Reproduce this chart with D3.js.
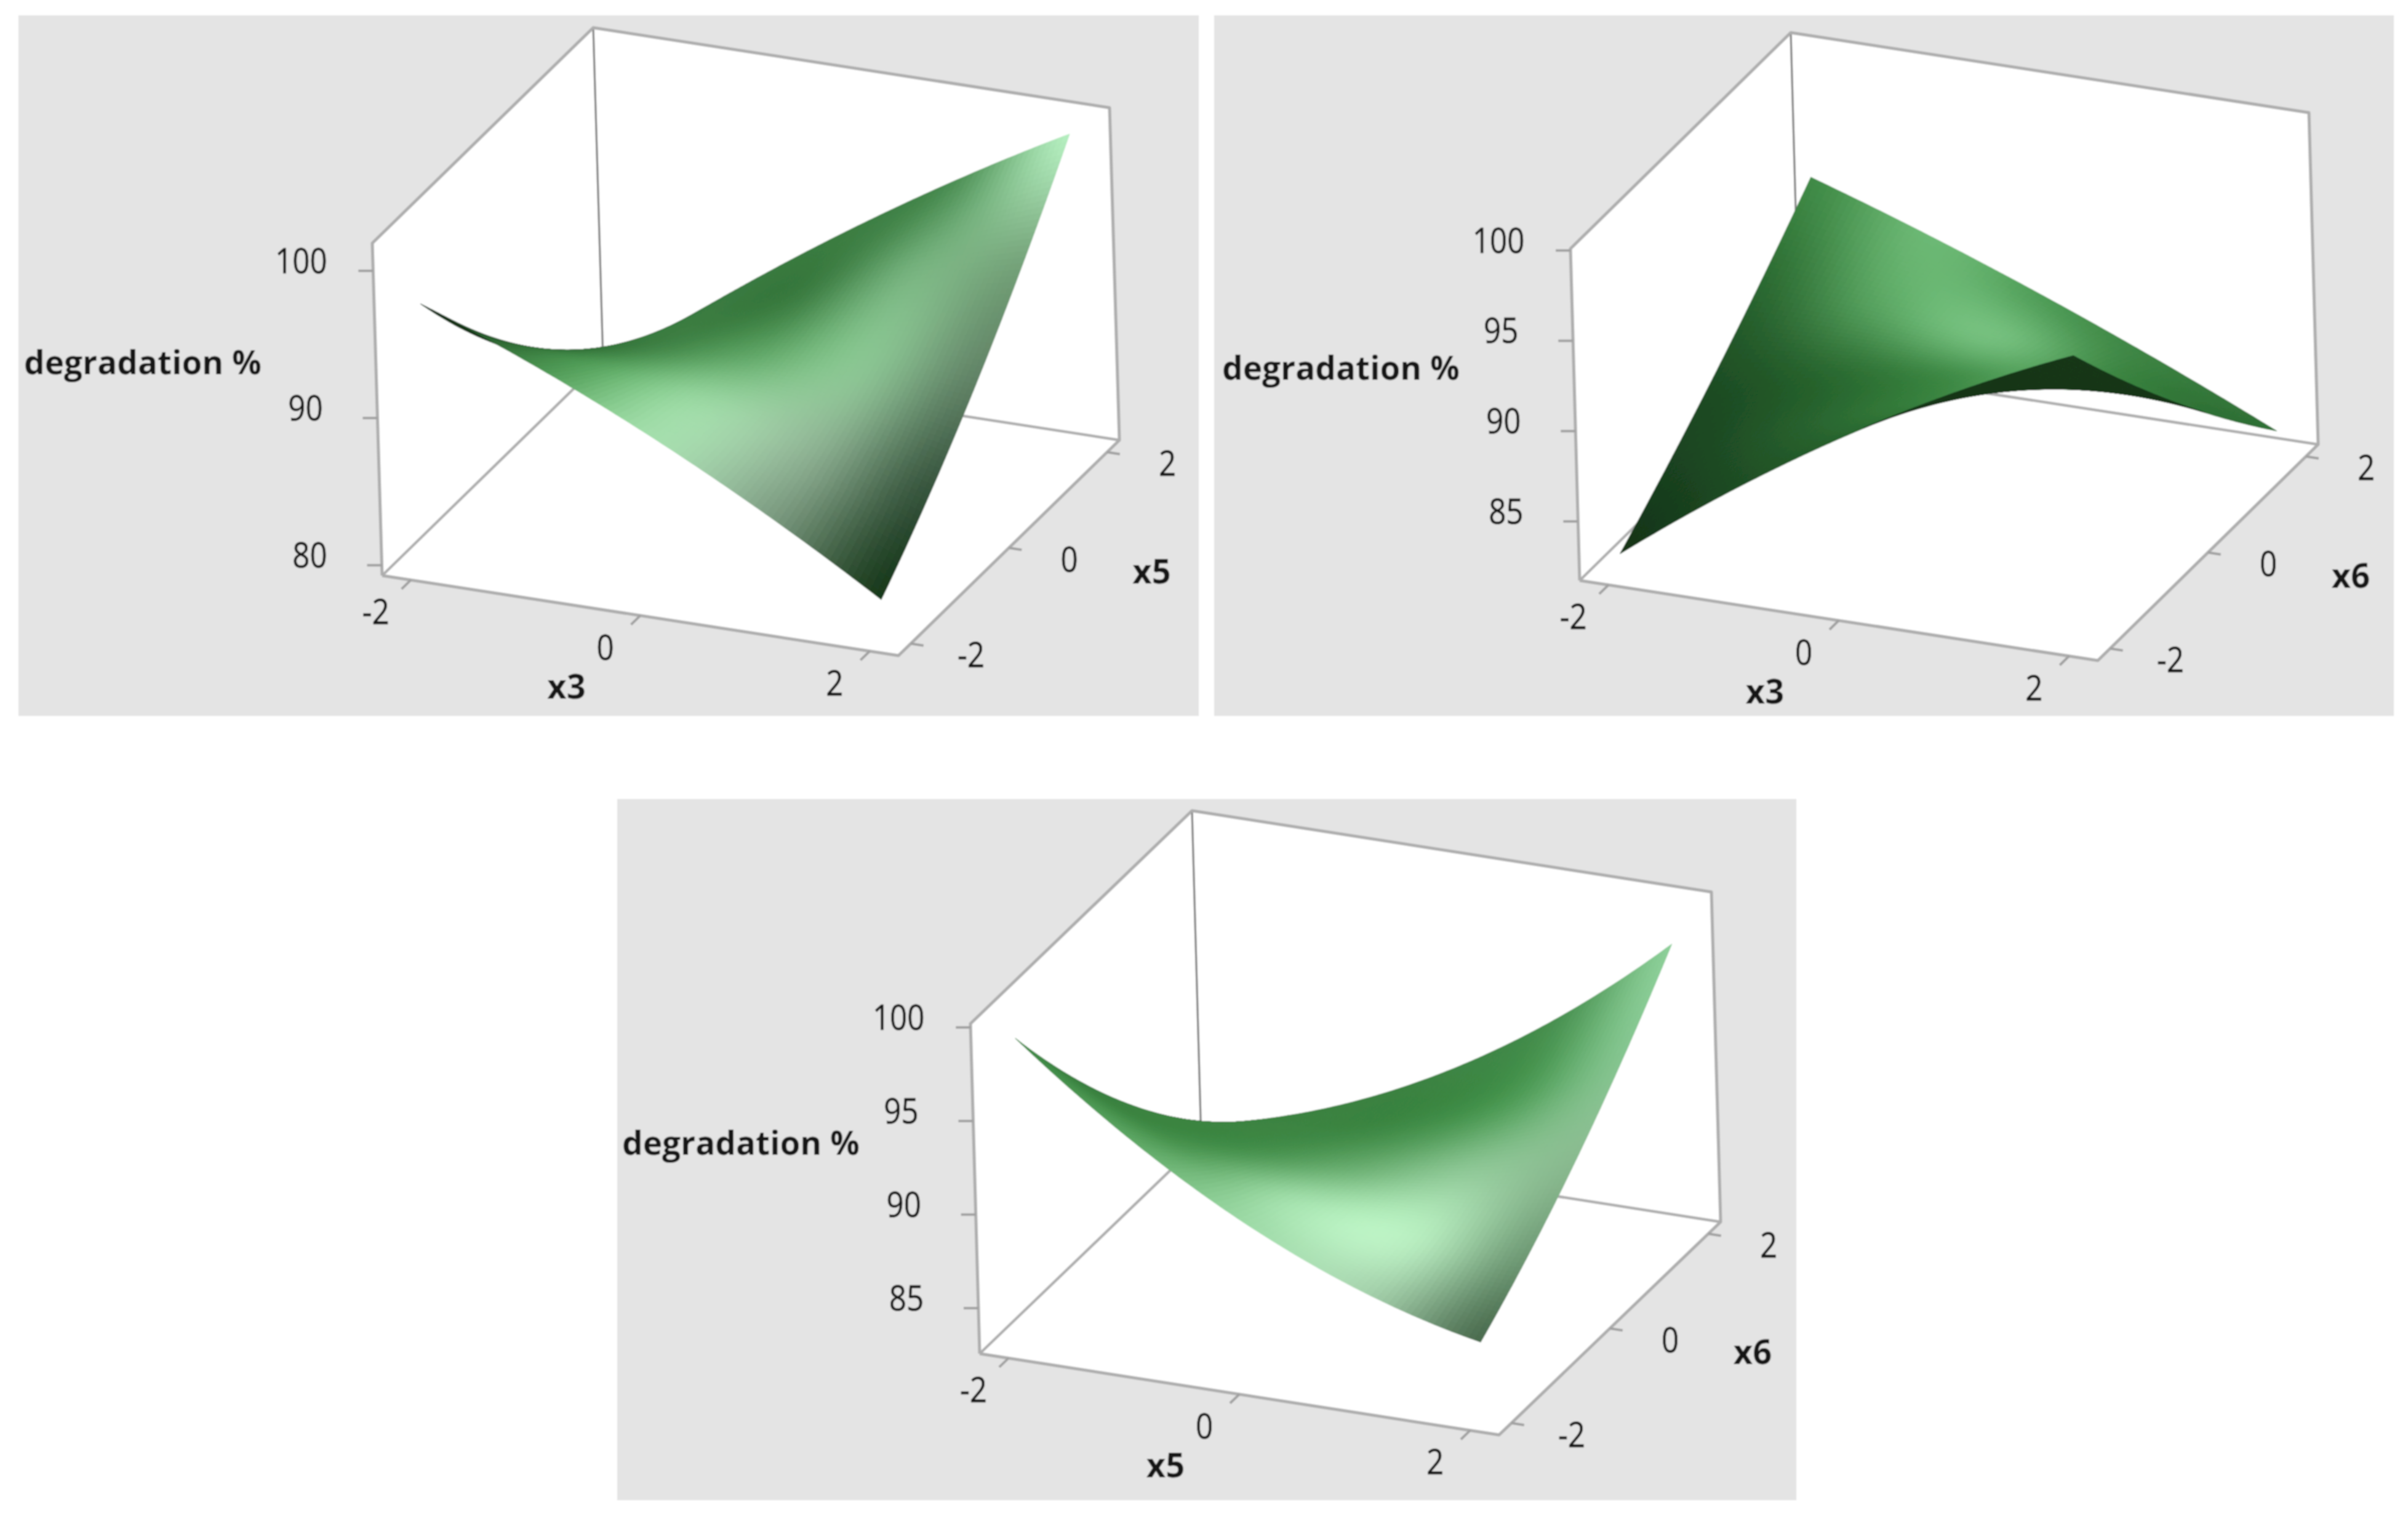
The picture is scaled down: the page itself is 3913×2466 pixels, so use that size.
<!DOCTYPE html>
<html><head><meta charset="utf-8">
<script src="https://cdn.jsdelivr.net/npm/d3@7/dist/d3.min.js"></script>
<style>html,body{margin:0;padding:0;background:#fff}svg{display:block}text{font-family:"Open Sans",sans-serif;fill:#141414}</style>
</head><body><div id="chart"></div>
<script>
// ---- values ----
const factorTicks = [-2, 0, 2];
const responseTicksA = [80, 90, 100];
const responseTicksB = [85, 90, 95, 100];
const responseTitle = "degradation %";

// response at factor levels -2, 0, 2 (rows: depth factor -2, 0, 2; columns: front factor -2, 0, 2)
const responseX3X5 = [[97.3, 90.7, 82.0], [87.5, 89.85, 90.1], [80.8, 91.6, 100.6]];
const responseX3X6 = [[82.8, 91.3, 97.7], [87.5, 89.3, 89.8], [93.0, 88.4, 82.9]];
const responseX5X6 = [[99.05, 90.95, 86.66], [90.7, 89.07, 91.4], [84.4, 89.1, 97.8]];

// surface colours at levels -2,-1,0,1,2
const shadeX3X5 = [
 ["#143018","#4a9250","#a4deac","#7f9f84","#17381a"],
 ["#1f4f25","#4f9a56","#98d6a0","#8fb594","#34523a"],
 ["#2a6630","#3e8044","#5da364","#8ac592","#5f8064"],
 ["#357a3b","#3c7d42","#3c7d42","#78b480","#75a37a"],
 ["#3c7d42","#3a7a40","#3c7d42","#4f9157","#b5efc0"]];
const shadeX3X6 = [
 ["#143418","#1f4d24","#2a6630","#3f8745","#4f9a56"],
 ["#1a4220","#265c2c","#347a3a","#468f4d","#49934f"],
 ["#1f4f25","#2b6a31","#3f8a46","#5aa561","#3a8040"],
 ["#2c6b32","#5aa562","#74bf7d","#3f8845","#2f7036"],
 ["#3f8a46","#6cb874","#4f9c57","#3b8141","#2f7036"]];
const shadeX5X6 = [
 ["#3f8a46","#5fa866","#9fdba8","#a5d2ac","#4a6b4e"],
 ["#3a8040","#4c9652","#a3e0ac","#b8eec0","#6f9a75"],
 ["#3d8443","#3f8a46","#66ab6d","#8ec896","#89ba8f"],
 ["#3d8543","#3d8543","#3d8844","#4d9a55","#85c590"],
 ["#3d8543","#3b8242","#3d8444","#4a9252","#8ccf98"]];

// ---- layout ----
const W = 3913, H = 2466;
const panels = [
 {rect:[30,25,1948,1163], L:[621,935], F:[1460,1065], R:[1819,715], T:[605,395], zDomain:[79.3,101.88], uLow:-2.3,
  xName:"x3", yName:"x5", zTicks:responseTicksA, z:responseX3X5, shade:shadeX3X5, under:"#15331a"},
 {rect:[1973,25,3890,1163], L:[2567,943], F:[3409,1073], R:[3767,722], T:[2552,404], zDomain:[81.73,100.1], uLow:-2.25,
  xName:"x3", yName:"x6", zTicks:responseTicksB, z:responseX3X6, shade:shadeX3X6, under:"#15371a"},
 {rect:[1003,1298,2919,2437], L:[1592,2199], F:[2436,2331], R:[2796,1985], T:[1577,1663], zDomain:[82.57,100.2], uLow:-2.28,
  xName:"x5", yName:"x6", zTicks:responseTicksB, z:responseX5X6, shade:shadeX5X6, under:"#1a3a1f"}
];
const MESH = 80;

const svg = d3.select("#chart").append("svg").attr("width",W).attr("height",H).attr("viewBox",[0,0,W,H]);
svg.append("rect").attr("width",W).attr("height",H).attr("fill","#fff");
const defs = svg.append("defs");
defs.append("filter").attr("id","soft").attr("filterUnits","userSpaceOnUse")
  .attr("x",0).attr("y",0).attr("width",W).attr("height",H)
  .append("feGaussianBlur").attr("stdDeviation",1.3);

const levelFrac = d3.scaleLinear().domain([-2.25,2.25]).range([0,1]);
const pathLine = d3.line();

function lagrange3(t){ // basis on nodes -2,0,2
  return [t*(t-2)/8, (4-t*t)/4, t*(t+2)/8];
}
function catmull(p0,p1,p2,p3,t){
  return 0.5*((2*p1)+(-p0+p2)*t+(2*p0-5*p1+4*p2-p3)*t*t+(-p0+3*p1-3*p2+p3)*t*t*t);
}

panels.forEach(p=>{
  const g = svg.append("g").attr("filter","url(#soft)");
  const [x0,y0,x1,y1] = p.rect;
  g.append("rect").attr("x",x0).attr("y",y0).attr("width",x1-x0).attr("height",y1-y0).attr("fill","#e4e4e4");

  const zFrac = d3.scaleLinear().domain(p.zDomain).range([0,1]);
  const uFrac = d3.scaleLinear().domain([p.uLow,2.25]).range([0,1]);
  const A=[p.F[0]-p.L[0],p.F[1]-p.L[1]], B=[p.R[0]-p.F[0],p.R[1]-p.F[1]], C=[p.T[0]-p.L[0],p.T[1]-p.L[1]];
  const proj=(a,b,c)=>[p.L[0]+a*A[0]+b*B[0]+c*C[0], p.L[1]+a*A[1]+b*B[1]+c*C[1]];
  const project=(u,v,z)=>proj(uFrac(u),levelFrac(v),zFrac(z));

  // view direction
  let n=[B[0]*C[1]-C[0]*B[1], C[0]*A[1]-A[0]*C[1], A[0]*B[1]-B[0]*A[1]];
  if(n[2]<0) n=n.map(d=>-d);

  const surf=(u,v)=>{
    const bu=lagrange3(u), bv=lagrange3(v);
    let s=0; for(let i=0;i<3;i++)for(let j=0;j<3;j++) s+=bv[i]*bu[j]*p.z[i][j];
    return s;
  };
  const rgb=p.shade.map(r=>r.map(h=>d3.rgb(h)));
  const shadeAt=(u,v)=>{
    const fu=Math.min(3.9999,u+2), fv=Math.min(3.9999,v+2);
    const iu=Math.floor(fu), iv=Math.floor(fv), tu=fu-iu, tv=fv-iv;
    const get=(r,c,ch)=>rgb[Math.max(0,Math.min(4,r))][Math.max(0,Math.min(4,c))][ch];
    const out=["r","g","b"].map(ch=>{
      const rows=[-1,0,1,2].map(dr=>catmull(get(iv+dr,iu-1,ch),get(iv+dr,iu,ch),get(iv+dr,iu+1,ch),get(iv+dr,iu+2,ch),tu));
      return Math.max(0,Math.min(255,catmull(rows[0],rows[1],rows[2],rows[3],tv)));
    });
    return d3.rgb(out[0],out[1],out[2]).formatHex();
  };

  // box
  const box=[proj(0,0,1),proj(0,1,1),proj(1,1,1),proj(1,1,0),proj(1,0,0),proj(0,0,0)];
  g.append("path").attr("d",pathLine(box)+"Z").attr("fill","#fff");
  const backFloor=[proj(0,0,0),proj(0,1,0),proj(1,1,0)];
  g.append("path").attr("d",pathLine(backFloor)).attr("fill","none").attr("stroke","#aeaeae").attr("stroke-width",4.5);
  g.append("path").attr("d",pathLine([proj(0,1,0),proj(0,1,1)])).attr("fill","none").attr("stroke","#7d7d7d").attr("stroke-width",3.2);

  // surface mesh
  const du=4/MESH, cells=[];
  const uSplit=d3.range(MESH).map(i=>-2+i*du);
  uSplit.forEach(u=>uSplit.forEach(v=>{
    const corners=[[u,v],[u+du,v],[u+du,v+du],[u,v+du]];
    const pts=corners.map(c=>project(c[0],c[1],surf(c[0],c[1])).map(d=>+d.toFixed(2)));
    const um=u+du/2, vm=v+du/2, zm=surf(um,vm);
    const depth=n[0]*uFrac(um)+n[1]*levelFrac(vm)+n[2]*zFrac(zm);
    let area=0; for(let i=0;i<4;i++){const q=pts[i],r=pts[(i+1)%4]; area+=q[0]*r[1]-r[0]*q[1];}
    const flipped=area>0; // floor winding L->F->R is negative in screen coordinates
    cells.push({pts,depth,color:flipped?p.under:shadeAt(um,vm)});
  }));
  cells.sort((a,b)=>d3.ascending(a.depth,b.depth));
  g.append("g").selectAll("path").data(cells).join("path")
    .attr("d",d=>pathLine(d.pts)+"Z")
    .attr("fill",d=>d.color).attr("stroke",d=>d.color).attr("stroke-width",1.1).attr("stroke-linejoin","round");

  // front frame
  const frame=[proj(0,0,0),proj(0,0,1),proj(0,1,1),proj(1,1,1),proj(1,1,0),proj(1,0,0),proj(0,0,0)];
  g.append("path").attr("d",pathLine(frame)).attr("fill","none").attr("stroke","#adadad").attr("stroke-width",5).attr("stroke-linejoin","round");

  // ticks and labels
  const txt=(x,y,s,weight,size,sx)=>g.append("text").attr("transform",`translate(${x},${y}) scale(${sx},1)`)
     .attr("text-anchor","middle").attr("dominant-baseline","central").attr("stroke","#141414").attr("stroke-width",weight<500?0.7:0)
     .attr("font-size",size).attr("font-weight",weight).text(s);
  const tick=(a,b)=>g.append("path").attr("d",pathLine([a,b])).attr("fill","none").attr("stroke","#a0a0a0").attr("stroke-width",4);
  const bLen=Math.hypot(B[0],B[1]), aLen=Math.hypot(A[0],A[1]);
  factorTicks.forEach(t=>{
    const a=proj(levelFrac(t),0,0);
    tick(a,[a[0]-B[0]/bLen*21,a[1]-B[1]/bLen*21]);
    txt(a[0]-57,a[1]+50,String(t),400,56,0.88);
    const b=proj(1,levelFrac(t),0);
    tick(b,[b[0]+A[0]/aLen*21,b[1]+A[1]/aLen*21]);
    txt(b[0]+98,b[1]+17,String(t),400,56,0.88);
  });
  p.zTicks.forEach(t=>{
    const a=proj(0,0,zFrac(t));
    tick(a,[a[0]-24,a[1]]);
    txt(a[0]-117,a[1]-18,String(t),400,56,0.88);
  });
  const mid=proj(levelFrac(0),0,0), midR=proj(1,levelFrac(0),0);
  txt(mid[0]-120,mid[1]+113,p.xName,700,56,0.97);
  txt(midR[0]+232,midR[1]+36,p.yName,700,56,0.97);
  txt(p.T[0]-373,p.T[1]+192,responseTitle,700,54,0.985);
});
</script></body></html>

──────

- **Task directions**: Transcribe the lines above from the one with "The picture is" through the one with "[84.4, 89.1, 97.8]];". Include both ends and leave out every other line.

- **Result of the exercise**:
The picture is scaled down: the page itself is 3913×2466 pixels, so use that size.
<!DOCTYPE html>
<html><head><meta charset="utf-8">
<script src="https://cdn.jsdelivr.net/npm/d3@7/dist/d3.min.js"></script>
<style>html,body{margin:0;padding:0;background:#fff}svg{display:block}text{font-family:"Open Sans",sans-serif;fill:#141414}</style>
</head><body><div id="chart"></div>
<script>
// ---- values ----
const factorTicks = [-2, 0, 2];
const responseTicksA = [80, 90, 100];
const responseTicksB = [85, 90, 95, 100];
const responseTitle = "degradation %";

// response at factor levels -2, 0, 2 (rows: depth factor -2, 0, 2; columns: front factor -2, 0, 2)
const responseX3X5 = [[97.3, 90.7, 82.0], [87.5, 89.85, 90.1], [80.8, 91.6, 100.6]];
const responseX3X6 = [[82.8, 91.3, 97.7], [87.5, 89.3, 89.8], [93.0, 88.4, 82.9]];
const responseX5X6 = [[99.05, 90.95, 86.66], [90.7, 89.07, 91.4], [84.4, 89.1, 97.8]];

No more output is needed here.